### [Source excerpt]
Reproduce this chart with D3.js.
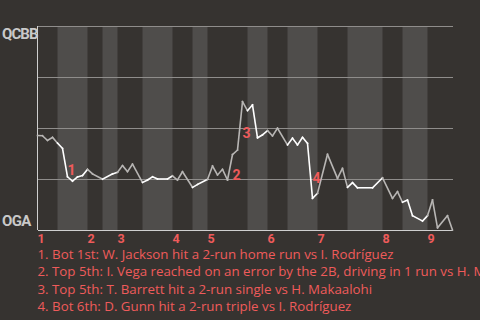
<!DOCTYPE html>
<html><head><meta charset="utf-8">
<script src="https://cdn.jsdelivr.net/npm/d3@7"></script>
<style>
html,body{margin:0;padding:0;background:#363330;overflow:hidden;}
svg{display:block;}
</style></head>
<body>
<svg id="chart" width="480" height="320"></svg>
<script>
// ---- data ----
const teamTop = "QCBB";
const teamBottom = "OGA";
// play index of each drawn vertex and the win-probability (share toward top team)
const plays = [0,1,2,3,4,5,6,7,8,9,10,11,13,15,16,17,18,19,21,22,23,24,26,27,28,29,31,32,34,35,36,37,38,39,40,41,42,43,44,45,46,47,48,50,51,52,53,54,55,56,58,60,61,62,63,64,67,69,71,72,73,74,75,77,78,79,80,82,83];
const wp    = [0.463,0.462,0.439,0.454,0.426,0.400,0.261,0.240,0.260,0.267,0.297,0.275,0.249,0.275,0.283,0.316,0.286,0.323,0.233,0.245,0.261,0.250,0.250,0.265,0.245,0.286,0.209,0.223,0.248,0.314,0.270,0.297,0.245,0.370,0.392,0.629,0.585,0.613,0.452,0.466,0.487,0.461,0.499,0.417,0.450,0.417,0.454,0.425,0.155,0.180,0.371,0.253,0.302,0.209,0.232,0.207,0.207,0.256,0.155,0.188,0.136,0.147,0.070,0.044,0.070,0.147,0.011,0.070,0.000];
const totalPlays = 83;
// half-inning start plays (top, bottom) for innings 1..9
const inningLabels = ["1","2","3","4","5","6","7","8","9"];
const topStart     = [0,10,16,27,34,46,56,69,78];
const bottomStart  = [4,13,21,31,42,50,62,73,null];
const yTicks = [0,0.25,0.5,0.75,1];
// key events: [label, play index before, play index after]
const eventIds   = ["1","2","3","4"];
const eventFrom  = [5,38,40,54];
const eventTo    = [6,39,41,55];
const eventTexts = [
  "1. Bot 1st: W. Jackson hit a 2-run home run vs I. Rodríguez",
  "2. Top 5th: I. Vega reached on an error by the 2B, driving in 1 run vs H. Makaalohi",
  "3. Top 5th: T. Barrett hit a 2-run single vs H. Makaalohi",
  "4. Bot 6th: D. Gunn hit a 2-run triple vs I. Rodríguez"
];

// ---- layout ----
const svg = d3.select("#chart");
const W = 480, H = 320;
const m = {left:37.5, right:27.5, top:26, bottom:90};
const x = d3.scaleLinear().domain([0,totalPlays]).range([m.left, W-m.right]);
const y = d3.scaleLinear().domain([0,1]).range([H-m.bottom, m.top]);
const RED = "#ef5b5b";
const FONT = "'Open Sans', Roboto, sans-serif";
const BOLDFONT = "Roboto, 'Open Sans', sans-serif";

svg.append("rect").attr("width",W).attr("height",H).attr("fill","#363330");

// half-inning bands (bottom halves shaded)
const halves = [];
for (let i=0;i<inningLabels.length;i++){
  const tEnd = bottomStart[i]!==null ? bottomStart[i] : (i+1<topStart.length?topStart[i+1]:totalPlays);
  halves.push({s:topStart[i], e:tEnd, bottom:false});
  if (bottomStart[i]!==null){
    const bEnd = i+1<topStart.length?topStart[i+1]:totalPlays;
    halves.push({s:bottomStart[i], e:bEnd, bottom:true});
  }
}
svg.append("g").selectAll("rect").data(halves.filter(h=>h.bottom)).join("rect")
  .attr("x",d=>x(d.s)).attr("width",d=>x(d.e)-x(d.s))
  .attr("y",y(1)).attr("height",y(0)-y(1))
  .attr("fill","#4f4d4b");

// grid lines
svg.append("g").selectAll("line").data(yTicks).join("line")
  .attr("x1",x(0)).attr("x2",x(totalPlays))
  .attr("y1",d=>y(d)).attr("y2",d=>y(d))
  .attr("stroke",d=>d===0?"#cfcfcf":"#8f8d8b").attr("stroke-width",1)
  .attr("shape-rendering","crispEdges");
// left axis line
svg.append("line").attr("x1",x(0)).attr("x2",x(0)).attr("y1",y(1)).attr("y2",y(0))
  .attr("stroke","#cfcfcf").attr("shape-rendering","crispEdges");

// team labels
svg.append("text").attr("x",2).attr("y",y(1)+13).text(teamTop)
  .attr("font-family",BOLDFONT).attr("font-weight","bold").attr("font-size",15)
  .attr("fill","#c9c9c9").attr("letter-spacing","-0.9");
svg.append("text").attr("x",2).attr("y",y(0)-4).text(teamBottom)
  .attr("font-family",BOLDFONT).attr("font-weight","bold").attr("font-size",15)
  .attr("fill","#c9c9c9").attr("letter-spacing","-0.7");

// win-probability line, coloured per half-inning
const pts = plays.map((p,i)=>({p, v:wp[i]}));
const halfOf = p => halves.find(h=>p>h.s && p<=h.e) || halves[0];
const line = d3.line().x(d=>x(d.p)).y(d=>y(d.v));
const segs = [];
for (let i=1;i<pts.length;i++){
  segs.push({a:pts[i-1], b:pts[i], bottom:halfOf(pts[i].p).bottom});
}
svg.append("g").selectAll("path").data(segs).join("path")
  .attr("d",d=>line([d.a,d.b]))
  .attr("fill","none")
  .attr("stroke",d=>d.bottom?"#ffffff":"#b8b6b4")
  .attr("stroke-width",1.6)
  .attr("stroke-linecap","square");

// event markers
const valAt = p => wp[plays.indexOf(p)];
svg.append("g").selectAll("text").data(eventIds).join("text")
  .attr("x",(d,i)=>x(eventTo[i]))
  .attr("y",(d,i)=>y((valAt(eventFrom[i])+valAt(eventTo[i]))/2)+12.5)
  .text(d=>d)
  .attr("font-family",BOLDFONT).attr("font-weight","bold").attr("font-size",14)
  .attr("fill",RED);

// inning labels
svg.append("g").selectAll("text").data(inningLabels).join("text")
  .attr("x",(d,i)=>x(topStart[i]))
  .attr("y",y(0)+12.5)
  .text(d=>d)
  .attr("font-family",BOLDFONT).attr("font-weight","bold").attr("font-size",12.5)
  .attr("fill",RED);

// event descriptions
svg.append("g").selectAll("text").data(eventTexts).join("text")
  .attr("x",37.5)
  .attr("y",(d,i)=>259+i*17.3)
  .text(d=>d)
  .attr("font-family",FONT).attr("font-size",13.3)
  .attr("fill",RED);
</script>
</body></html>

### [The exercise]
Give the material again exactly as it is, but keep the pictures out.

### [Answer to this exercise]
Reproduce this chart with D3.js.
<!DOCTYPE html>
<html><head><meta charset="utf-8">
<script src="https://cdn.jsdelivr.net/npm/d3@7"></script>
<style>
html,body{margin:0;padding:0;background:#363330;overflow:hidden;}
svg{display:block;}
</style></head>
<body>
<svg id="chart" width="480" height="320"></svg>
<script>
// ---- data ----
const teamTop = "QCBB";
const teamBottom = "OGA";
// play index of each drawn vertex and the win-probability (share toward top team)
const plays = [0,1,2,3,4,5,6,7,8,9,10,11,13,15,16,17,18,19,21,22,23,24,26,27,28,29,31,32,34,35,36,37,38,39,40,41,42,43,44,45,46,47,48,50,51,52,53,54,55,56,58,60,61,62,63,64,67,69,71,72,73,74,75,77,78,79,80,82,83];
const wp    = [0.463,0.462,0.439,0.454,0.426,0.400,0.261,0.240,0.260,0.267,0.297,0.275,0.249,0.275,0.283,0.316,0.286,0.323,0.233,0.245,0.261,0.250,0.250,0.265,0.245,0.286,0.209,0.223,0.248,0.314,0.270,0.297,0.245,0.370,0.392,0.629,0.585,0.613,0.452,0.466,0.487,0.461,0.499,0.417,0.450,0.417,0.454,0.425,0.155,0.180,0.371,0.253,0.302,0.209,0.232,0.207,0.207,0.256,0.155,0.188,0.136,0.147,0.070,0.044,0.070,0.147,0.011,0.070,0.000];
const totalPlays = 83;
// half-inning start plays (top, bottom) for innings 1..9
const inningLabels = ["1","2","3","4","5","6","7","8","9"];
const topStart     = [0,10,16,27,34,46,56,69,78];
const bottomStart  = [4,13,21,31,42,50,62,73,null];
const yTicks = [0,0.25,0.5,0.75,1];
// key events: [label, play index before, play index after]
const eventIds   = ["1","2","3","4"];
const eventFrom  = [5,38,40,54];
const eventTo    = [6,39,41,55];
const eventTexts = [
  "1. Bot 1st: W. Jackson hit a 2-run home run vs I. Rodríguez",
  "2. Top 5th: I. Vega reached on an error by the 2B, driving in 1 run vs H. Makaalohi",
  "3. Top 5th: T. Barrett hit a 2-run single vs H. Makaalohi",
  "4. Bot 6th: D. Gunn hit a 2-run triple vs I. Rodríguez"
];

// ---- layout ----
const svg = d3.select("#chart");
const W = 480, H = 320;
const m = {left:37.5, right:27.5, top:26, bottom:90};
const x = d3.scaleLinear().domain([0,totalPlays]).range([m.left, W-m.right]);
const y = d3.scaleLinear().domain([0,1]).range([H-m.bottom, m.top]);
const RED = "#ef5b5b";
const FONT = "'Open Sans', Roboto, sans-serif";
const BOLDFONT = "Roboto, 'Open Sans', sans-serif";

svg.append("rect").attr("width",W).attr("height",H).attr("fill","#363330");

// half-inning bands (bottom halves shaded)
const halves = [];
for (let i=0;i<inningLabels.length;i++){
  const tEnd = bottomStart[i]!==null ? bottomStart[i] : (i+1<topStart.length?topStart[i+1]:totalPlays);
  halves.push({s:topStart[i], e:tEnd, bottom:false});
  if (bottomStart[i]!==null){
    const bEnd = i+1<topStart.length?topStart[i+1]:totalPlays;
    halves.push({s:bottomStart[i], e:bEnd, bottom:true});
  }
}
svg.append("g").selectAll("rect").data(halves.filter(h=>h.bottom)).join("rect")
  .attr("x",d=>x(d.s)).attr("width",d=>x(d.e)-x(d.s))
  .attr("y",y(1)).attr("height",y(0)-y(1))
  .attr("fill","#4f4d4b");

// grid lines
svg.append("g").selectAll("line").data(yTicks).join("line")
  .attr("x1",x(0)).attr("x2",x(totalPlays))
  .attr("y1",d=>y(d)).attr("y2",d=>y(d))
  .attr("stroke",d=>d===0?"#cfcfcf":"#8f8d8b").attr("stroke-width",1)
  .attr("shape-rendering","crispEdges");
// left axis line
svg.append("line").attr("x1",x(0)).attr("x2",x(0)).attr("y1",y(1)).attr("y2",y(0))
  .attr("stroke","#cfcfcf").attr("shape-rendering","crispEdges");

// team labels
svg.append("text").attr("x",2).attr("y",y(1)+13).text(teamTop)
  .attr("font-family",BOLDFONT).attr("font-weight","bold").attr("font-size",15)
  .attr("fill","#c9c9c9").attr("letter-spacing","-0.9");
svg.append("text").attr("x",2).attr("y",y(0)-4).text(teamBottom)
  .attr("font-family",BOLDFONT).attr("font-weight","bold").attr("font-size",15)
  .attr("fill","#c9c9c9").attr("letter-spacing","-0.7");

// win-probability line, coloured per half-inning
const pts = plays.map((p,i)=>({p, v:wp[i]}));
const halfOf = p => halves.find(h=>p>h.s && p<=h.e) || halves[0];
const line = d3.line().x(d=>x(d.p)).y(d=>y(d.v));
const segs = [];
for (let i=1;i<pts.length;i++){
  segs.push({a:pts[i-1], b:pts[i], bottom:halfOf(pts[i].p).bottom});
}
svg.append("g").selectAll("path").data(segs).join("path")
  .attr("d",d=>line([d.a,d.b]))
  .attr("fill","none")
  .attr("stroke",d=>d.bottom?"#ffffff":"#b8b6b4")
  .attr("stroke-width",1.6)
  .attr("stroke-linecap","square");

// event markers
const valAt = p => wp[plays.indexOf(p)];
svg.append("g").selectAll("text").data(eventIds).join("text")
  .attr("x",(d,i)=>x(eventTo[i]))
  .attr("y",(d,i)=>y((valAt(eventFrom[i])+valAt(eventTo[i]))/2)+12.5)
  .text(d=>d)
  .attr("font-family",BOLDFONT).attr("font-weight","bold").attr("font-size",14)
  .attr("fill",RED);

// inning labels
svg.append("g").selectAll("text").data(inningLabels).join("text")
  .attr("x",(d,i)=>x(topStart[i]))
  .attr("y",y(0)+12.5)
  .text(d=>d)
  .attr("font-family",BOLDFONT).attr("font-weight","bold").attr("font-size",12.5)
  .attr("fill",RED);

// event descriptions
svg.append("g").selectAll("text").data(eventTexts).join("text")
  .attr("x",37.5)
  .attr("y",(d,i)=>259+i*17.3)
  .text(d=>d)
  .attr("font-family",FONT).attr("font-size",13.3)
  .attr("fill",RED);
</script>
</body></html>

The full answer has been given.